Нет-нет, Аттила собирал новую армию, чтобы напасть на римлян снова. Он был не сломлен, воинственно настроен, жаден до новой добычи. Теперь его целью была западно-римская Италия. «Бич Божий» был намерен добить римского зверя в его логове…
Состоявший на службе папы римского Льва I Великого в качестве секретаря, упоминавшийся выше Проспер Аквитанский по прозвищу Тирон, которому уже сровнялось 60, довольно отрицательно оценивал в своей «Хронике» действия Аэция в 452 г. против Аттилы, напавшего на северную Италию с востока:
«Аттила, восполнив людские потери, которые он понес в Галлии, решает через Паннонии вторгнуться в Италию; при том, что наш дукс Аэций, полагаясь на опыт прежней войны (с гуннами – в Галлии, годом ранее – В.А.), никак не приготовился [к подобному вторжению] и в результате не воспользовался заслонами в (Юлийских – В.А.) Альпах, которыми можно было бы остановить врагов, полагая единственной возможностью спасения только, если вместе с императором (западно-римским августом Валентинианом III – В.А.) покинуть Италию» («Хроника Проспера Аквитанского»).
Во-первых, читая эти строки Проспера, трудно поверить, что всего годом ранее под Каталауном одержал победу не Аттила, а Аэций.
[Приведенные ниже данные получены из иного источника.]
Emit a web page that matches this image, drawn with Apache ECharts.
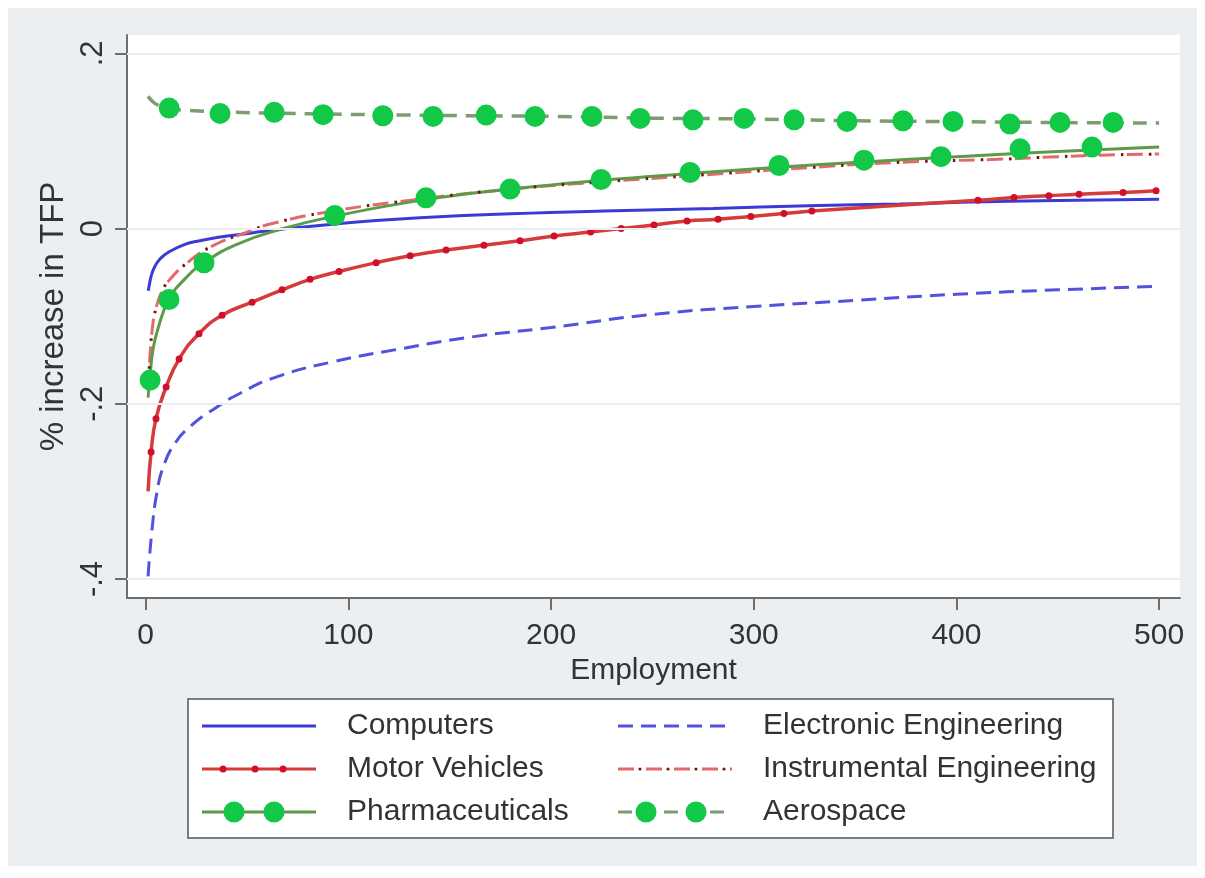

Во-вторых, Проспер Тирон, предполагая, что низкие Юлийские Альпы были способны удержать Аттилу, очень заблуждался. Войску, собранному «Бичом Божьим» в среднем течении Данубия, вовсе не нужно было переходить через главный горный гребень Альп, чтобы вторгнуться в Северную Италию.
«Однако стыд подавил страх, поскольку считалось, что подобное [бегство] полно бесчестья и опасности; [с другой стороны] верили, что вражеская свирепость и ненасытность удовлетворится [только] в случае тяжелейшего потрясения всех знатных провинций, [поэтому] среди всех решений принцепса, сената и народа ничего не казалось более спасительным, чем, чтобы через послов добиваться мира с кровожаднейшим королём (царем Аттилой – В.А.). И принял на себя это дело вместе с мужем консульского [достоинства] Авиеном и мужем префекторского [достоинства] (префектом-градоначальником Первого Рима, временно ставшего, как мы помним, при Валентиниане III официальной резиденцией императора Запада, при сохранении Равенны как последнего убежища на крайний случай – В.А.) Тригецием Святейший папа Лев, полагаясь на помощь Бога, который, как известно, всегда помогает в делах благочестивых [людей]. И ничего другого не последовало, нежели то, что предчувствовала вера. Ведь, когда всё посольство было по достоинству принято, король (царь Аттила – В.А.) настолько обрадовался присутствию [в нём] главнейшего церковнослужителя, что и войну постановил прекратить, и, мир пообещав, ушёл за Данубий» (Проспер).